In the late 1970's, computer designers began studying and reevaluating a number of design principles that had guided the industry up to that point. They evaluated and observed a large number of programs in use at the time and discovered that data movement or memory access accounted for 45% of all instructions, the use of the ALU accounted for 25%, and flow control for 30%. Although there were a large number of complex instructions available, they were seldom used. It was observed that compilers typically avoided the complex instructions, opting instead for the fastest instructions that accessed registers. This led to an extensive use registers for storing intermediate values to the point of using all that were available. [1]

These observations suggested the possibility of two major improvements in computer architecture. First, the inclusion of more registers could improve the performance or execution time of a program, and second, removing a majority of the complex instructions would not affect the resulting code. Removing a large number of instructions would reduce the size of each machine code instruction and make bits available that could be used to select from among more registers. Based on this work, Patterson and Ditzel published a paper in 1980 that argued for the reduced instruction set computer. [2] This led to an explosion of research and the development of a variety of new computer architectures designed on the idea of reducing the number of instructions and increasing the number of registers.

Modern Computer Designs

Most computers today can be classified as either a complex instruction set computer (CISC) or a reduced instruction set computer (RISC). A CISC architecture refers to the types of computers that were created and designed prior to the early 1980's. As the name suggests, this type of architecture includes a large number of instructions, many of which are complex with multiple versions for accessing memory. RISC architectures, on the other hand, contain a small set of highly-optimized instructions that require more machine code instructions to complete the same task. Although there are more instructions, the underlying hardware can be simplified allowing each instruction to execute faster.

The Intel x86 processor is an example of the CISC instruction set architecture. But, it should be noted that modern Intel processors use a RISC design for the implementation or organization of the processor, while maintaining a CISC instruction set. A number of RISC type architectures were produced by the start of the 21st century, with many continuing to evolve. Some of the more common RISC architectures are listed in Table 1.

Design Principles

There are four major principles of hardware design today, which helped to lead to the development of the RISC architectures:[3]
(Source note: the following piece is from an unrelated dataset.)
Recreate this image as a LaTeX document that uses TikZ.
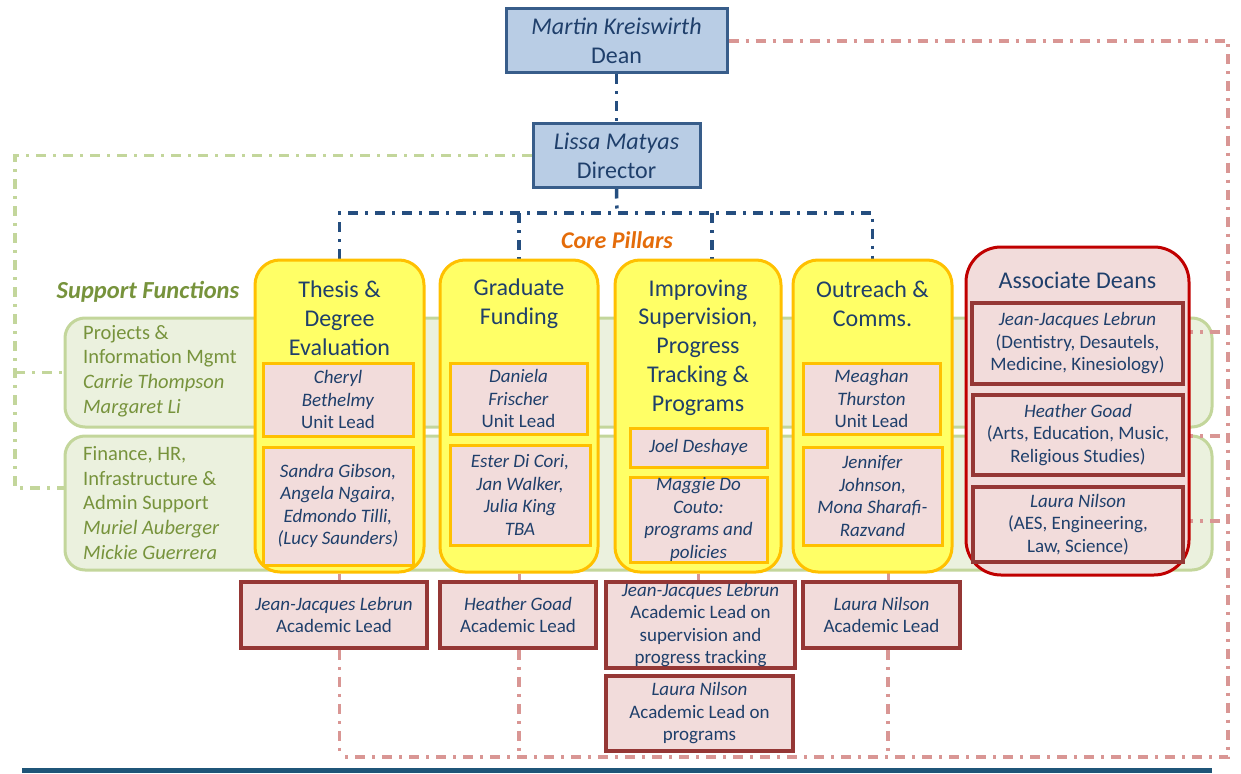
\documentclass[tikz,border=0pt]{standalone}
\usepackage{fontspec}
\setmainfont{Carlito}
\usetikzlibrary{calc}
\pgfdeclarelayer{back}
\pgfdeclarelayer{mid}
\pgfsetlayers{back,mid,main}
\definecolor{txt}{HTML}{1F3F6B}
\definecolor{bfill}{HTML}{B9CDE5}
\definecolor{bbord}{HTML}{385D8A}
\definecolor{gfill}{HTML}{EBF1DE}
\definecolor{gbord}{HTML}{C3D69B}
\definecolor{gtxt}{HTML}{77933C}
\definecolor{yfill}{HTML}{FFFF66}
\definecolor{ybord}{HTML}{FFC000}
\definecolor{pfill}{HTML}{F2DCDB}
\definecolor{adred}{HTML}{C00000}
\definecolor{dred}{HTML}{953735}
\definecolor{rline}{HTML}{D99694}
\definecolor{bline}{HTML}{254E7F}
\definecolor{orng}{HTML}{E46C0A}
\definecolor{barc}{HTML}{1F5578}
\begin{document}
\begin{tikzpicture}[x=1pt,y=-1pt,
  topbox/.style={draw=bbord,fill=bfill,line width=3pt,inner sep=0pt,text=txt,align=center,font=\fontsize{24}{29}\selectfont},
  supbox/.style={draw=gbord,fill=gfill,line width=3pt,rounded corners=20pt,inner sep=0pt},
  suptext/.style={text=gtxt,align=left,font=\fontsize{20.5}{24.6}\selectfont,anchor=west,inner sep=0pt},
  pillar/.style={draw=ybord,fill=yfill,line width=3pt,rounded corners=25pt,inner sep=0pt},
  ptitle/.style={text=txt,align=center,font=\fontsize{24}{28.8}\selectfont,inner sep=0pt},
  ibox/.style={draw=ybord,fill=pfill,line width=3pt,inner sep=0pt,text=txt,align=center,font=\fontsize{19}{22.5}\selectfont},
  adbox/.style={draw=adred,fill=pfill,line width=3pt,rounded corners=35pt,inner sep=0pt},
  rbox/.style={draw=dred,fill=pfill,line width=3.5pt,inner sep=0pt,text=txt,align=center,font=\fontsize{19}{22.5}\selectfont},
  bl/.style={draw=bline,line width=3.5pt,dash pattern=on 10pt off 7pt on 3pt off 7pt},
  rl/.style={draw=rline,line width=3.5pt,dash pattern=on 10pt off 7pt on 3pt off 7pt},
  gl/.style={draw=gbord,line width=3.5pt,dash pattern=on 10pt off 7pt on 3pt off 7pt},
  rs/.style={draw=rline,line width=3pt}
]
\useasboundingbox (0,0) rectangle (1241,773);

% top boxes
\node[topbox,minimum width=221pt,minimum height=64pt] (dean) at (616.5,41) {\textit{Martin Kreiswirth}\\Dean};
\node[topbox,minimum width=167pt,minimum height=63pt] (dir) at (616.5,155.5) {\textit{Lissa Matyas}\\Director};

% support functions
\begin{pgfonlayer}{back}
\node[supbox,minimum width=1147pt,minimum height=109pt] (proj) at (638.5,372.5) {};
\node[supbox,minimum width=1147pt,minimum height=134pt] (fin) at (638.5,503) {};
\end{pgfonlayer}
\node[suptext] (projt) at (83,371) {Projects \&\\Information Mgmt\\\textit{Carrie Thompson}\\\textit{Margaret Li}};
\node[suptext] (fint) at (83,503) {Finance, HR,\\Infrastructure \&\\Admin Support\\\textit{Muriel Auberger}\\\textit{Mickie Guerrera}};
\node[text=gtxt,font=\fontsize{24.5}{28}\selectfont\bfseries\itshape,inner sep=0pt] (supf) at (148,292) {Support Functions};
\node[text=orng,font=\fontsize{24}{28}\selectfont\bfseries\itshape,inner sep=0pt] (core) at (617,240) {Core Pillars};

% pillars
\node[pillar,minimum width=169pt,minimum height=312pt] (thesis) at (339.5,416) {};
\node[pillar,minimum width=158pt,minimum height=312pt] (grad) at (519,416) {};
\node[pillar,minimum width=166pt,minimum height=312pt] (imp) at (698,416) {};
\node[pillar,minimum width=159pt,minimum height=312pt] (out) at (872.5,416) {};
\node[ptitle] (thesist) at (339.5,318) {Thesis \&\\Degree\\Evaluation};
\node[ptitle] (gradt) at (519,304) {Graduate\\Funding};
\node[ptitle] (impt) at (698,347.5) {Improving\\Supervision,\\Progress\\Tracking \&\\Programs};
\node[ptitle] (outt) at (872.5,303.5) {Outreach \&\\Comms.};

% pillar inner boxes
\node[ibox,minimum width=150pt,minimum height=73pt] (cheryl) at (338,399.5) {\textit{Cheryl}\\\textit{Bethelmy}\\Unit Lead};
\node[ibox,minimum width=150pt,minimum height=118pt] (sandra) at (338,506) {\textit{Sandra Gibson,}\\\textit{Angela Ngaira,}\\\textit{Edmondo Tilli,}\\\textit{(Lucy Saunders)}};
\node[ibox,minimum width=137pt,minimum height=71pt] (daniela) at (518.5,398.5) {\textit{Daniela}\\\textit{Frischer}\\Unit Lead};
\node[ibox,minimum width=140pt,minimum height=100pt] (ester) at (520,495) {\textit{Ester Di Cori,}\\\textit{Jan Walker,}\\\textit{Julia King}\\\textit{TBA}};
\node[ibox,minimum width=137pt,minimum height=39pt] (joel) at (698.5,447.5) {\textit{Joel Deshaye}};
\node[ibox,minimum width=137pt,minimum height=85pt] (maggie) at (698.5,519.5) {\textit{Maggie Do}\\\textit{Couto:}\\\textit{programs and}\\\textit{policies}};
\node[ibox,minimum width=137pt,minimum height=71pt] (meaghan) at (871.5,398.5) {\textit{Meaghan}\\\textit{Thurston}\\Unit Lead};
\node[ibox,minimum width=139pt,minimum height=98pt] (jennifer) at (872.5,496) {\textit{Jennifer}\\\textit{Johnson,}\\\textit{Mona Sharafi-}\\\textit{Razvand}};

% associate deans
\node[adbox,minimum width=223pt,minimum height=328pt] (ad) at (1077.5,411) {};
\node[ptitle] (adt) at (1077.5,280) {Associate Deans};
\node[rbox,line width=4pt,minimum width=211pt,minimum height=81pt] (adjjl) at (1077.5,343.5) {\textit{Jean-Jacques Lebrun}\\(Dentistry, Desautels,\\Medicine, Kinesiology)};
\node[rbox,line width=4pt,minimum width=210pt,minimum height=80pt] (adhg) at (1078,435) {\textit{Heather Goad}\\(Arts, Education, Music,\\Religious Studies)};
\node[rbox,line width=4pt,minimum width=210pt,minimum height=75pt] (adln) at (1078,524.5) {\textit{Laura Nilson}\\(AES, Engineering,\\Law, Science)};

% academic leads
\node[rbox,minimum width=186pt,minimum height=66pt] (al1) at (334,615) {\textit{Jean-Jacques Lebrun}\\Academic Lead};
\node[rbox,minimum width=156pt,minimum height=66pt] (al2) at (518,615) {\textit{Heather Goad}\\Academic Lead};
\node[rbox,minimum width=189pt,minimum height=86pt] (al3) at (700.5,625) {\textit{Jean-Jacques Lebrun}\\Academic Lead on\\supervision and\\progress tracking};
\node[rbox,minimum width=187pt,minimum height=75pt] (al4) at (699.5,713.5) {\textit{Laura Nilson}\\Academic Lead on\\programs};
\node[rbox,minimum width=157pt,minimum height=66pt] (al5) at (881.5,615) {\textit{Laura Nilson}\\Academic Lead};

% coordinates
\coordinate (hub) at (617,213);
\coordinate (impdrop) at (712,258.5);
\coordinate (rtop) at (1228,41);
\coordinate (rbot) at (1228,757);
\coordinate (lbot) at (340,757);
\coordinate (g1) at (15,155.5);
\coordinate (g2) at (15,488);
\coordinate (odrop) at (888,572);
\coordinate (s1) at (1183,332);
\coordinate (s2) at (1183,436);
\coordinate (s3) at (1183,521);

\begin{pgfonlayer}{mid}
% blue hierarchy
\draw[bl] (dean.south) -- (dir.south |- dir.north);
\draw[bl] (dir.south) -- (hub);
\draw[bl] (thesis.north) |- (out.north |- hub) -- (out.north);
\draw[bl] (grad.north |- hub) -- (grad.north);
\draw[bl] (impdrop |- hub) -- (impdrop);
% green support line
\draw[gl] (dir.west) -- (g1) -- (g2) -- (g2 -| fin.west);
\draw[gl] (proj.west -| g1) -- (proj.west);
% red associate dean line
\draw[rl] (dean.east) -- (rtop) -- (rbot) -- (lbot);
\draw[rl] (s1) -- (s1 -| rtop);
\draw[rl] (s2) -- (s2 -| rtop);
\draw[rl] (s3) -- (s3 -| rtop);
\draw[rl] (thesis.south |- al1.south) -- (thesis.south |- lbot);
\draw[rl] (grad.south |- al2.south) -- (grad.south |- lbot);
\draw[rl] (odrop |- al5.south) -- (odrop |- lbot);
% solid stubs pillar -> academic lead
\draw[rs] (thesis.south) -- (thesis.south |- al1.north);
\draw[rs] (grad.south) -- (grad.south |- al2.north);
\draw[rs] (imp.south) -- (imp.south |- al3.north);
\draw[rs] (odrop) -- (odrop |- al5.north);
\end{pgfonlayer}

% bottom bar
\draw[barc,line width=5pt] (22,770) -- (1212,770);
\end{tikzpicture}
\end{document}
The ultimate or overall goal of computer design is to find a language or instruction set that makes it easy to build the hardware and compiler, while maximizing performance and minimizing cost. These design principles will be discussed more as we explore the MIPS instruction set and assembly language in the following sections and chapters of the text.

MIPS Architecture

In 1981, Dr. John Hennessy led a team of researchers at Stanford University in designing and building a new processor using the RISC principles. The result was the MIPS architecture. Other technologists joined Dr. Hennessy and helped him to commercialize the MIPS processor. The first commercial processor was released by MIPS Computer Systems in 1985. It was known to provide high performance at a low cost.
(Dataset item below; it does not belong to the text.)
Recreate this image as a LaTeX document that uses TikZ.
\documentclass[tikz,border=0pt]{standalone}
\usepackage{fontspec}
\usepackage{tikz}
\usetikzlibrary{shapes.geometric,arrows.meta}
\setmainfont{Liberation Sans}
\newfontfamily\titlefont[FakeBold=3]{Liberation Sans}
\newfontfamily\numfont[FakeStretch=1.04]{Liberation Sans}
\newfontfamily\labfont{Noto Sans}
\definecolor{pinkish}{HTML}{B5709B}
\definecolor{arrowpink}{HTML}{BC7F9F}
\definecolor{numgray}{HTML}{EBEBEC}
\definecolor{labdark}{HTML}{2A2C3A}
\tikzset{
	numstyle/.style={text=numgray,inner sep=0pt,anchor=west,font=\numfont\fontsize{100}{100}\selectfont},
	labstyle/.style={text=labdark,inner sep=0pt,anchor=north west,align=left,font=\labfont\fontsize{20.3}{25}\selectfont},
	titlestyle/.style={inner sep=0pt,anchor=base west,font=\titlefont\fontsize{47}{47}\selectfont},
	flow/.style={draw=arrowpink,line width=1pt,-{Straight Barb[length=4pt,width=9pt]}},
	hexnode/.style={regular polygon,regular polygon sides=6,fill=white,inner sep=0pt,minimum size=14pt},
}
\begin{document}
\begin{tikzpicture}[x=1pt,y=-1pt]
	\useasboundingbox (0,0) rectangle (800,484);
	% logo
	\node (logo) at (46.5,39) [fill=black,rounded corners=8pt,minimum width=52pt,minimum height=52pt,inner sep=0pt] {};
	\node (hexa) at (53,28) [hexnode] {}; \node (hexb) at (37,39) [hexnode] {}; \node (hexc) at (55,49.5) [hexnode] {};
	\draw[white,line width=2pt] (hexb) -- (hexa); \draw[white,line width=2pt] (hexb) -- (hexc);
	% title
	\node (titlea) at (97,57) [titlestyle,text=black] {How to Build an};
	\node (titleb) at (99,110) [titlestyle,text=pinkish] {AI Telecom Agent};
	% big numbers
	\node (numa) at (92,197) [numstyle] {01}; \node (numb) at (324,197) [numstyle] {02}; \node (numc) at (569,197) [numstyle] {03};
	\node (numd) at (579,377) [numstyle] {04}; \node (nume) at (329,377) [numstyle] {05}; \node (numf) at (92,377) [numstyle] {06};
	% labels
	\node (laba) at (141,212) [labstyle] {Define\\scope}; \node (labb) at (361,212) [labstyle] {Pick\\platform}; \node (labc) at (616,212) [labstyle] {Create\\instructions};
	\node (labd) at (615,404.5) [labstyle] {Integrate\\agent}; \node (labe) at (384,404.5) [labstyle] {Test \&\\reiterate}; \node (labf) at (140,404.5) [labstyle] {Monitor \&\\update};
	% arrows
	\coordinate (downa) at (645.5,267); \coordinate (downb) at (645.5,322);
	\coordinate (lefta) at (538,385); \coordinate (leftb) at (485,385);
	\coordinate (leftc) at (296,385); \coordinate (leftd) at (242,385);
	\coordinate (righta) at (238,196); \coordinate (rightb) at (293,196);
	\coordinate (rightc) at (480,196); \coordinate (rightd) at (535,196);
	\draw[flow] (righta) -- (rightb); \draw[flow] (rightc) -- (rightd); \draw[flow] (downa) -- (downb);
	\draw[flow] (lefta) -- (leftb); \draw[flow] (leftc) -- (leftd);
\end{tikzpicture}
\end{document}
The original processor, the R2000, was a 32-bit processor. It had 32 general purpose registers, each of which stored a word of 32-bits. Several new versions were soon released, including the R3000 in 1988. The R3000 was adopted by Silicon Graphics for use in their new SGI high-performance graphics computers and later by DEC for their servers. In 1989, following a growing success, MIPS Computer Systems went public. This soon led to the release of the R6000, which was based on the second release of the MIPS ISA, the one currently in use.

In 1991, MIPS released the R4000 processor, the world's first 64-bit processor. Given the importance of the MIPS processor to their biggest client, Silicon Graphics purchased MIPS and incorporated it as subsidiary under the name MIPS Technologies, Inc. Silicon Graphics soon released a new line of workstations called IRIS, which used the new 64-bit processors, making them the first 64-bit computers ever built. The IRIS workstations were used to generate the computer graphics for the first Jurassic Park movie back in 1993. One of the workstations made a cameo appearance in the movie. Over the following years, new versions of the MIPS processor were released and by the late 1990s, the company had-shipped a record breaking 48 million units. [4] At the beginning and early part of the new century, the MIPS processor was used in a number of game consoles including the PlayStation, PlayStation2, and Nintendo 64. Today, MIPS processors are used in a wide range of home network gateways and routers.

The MIPS architecture has long been used to teach computer organization and architecture. In this text, we use the MIPS II 32-bit architecture and assembly language to explore the various topics of computer organization and architecture. As you will soon see, MIPS has a simple instruction set that is easy to learn and use.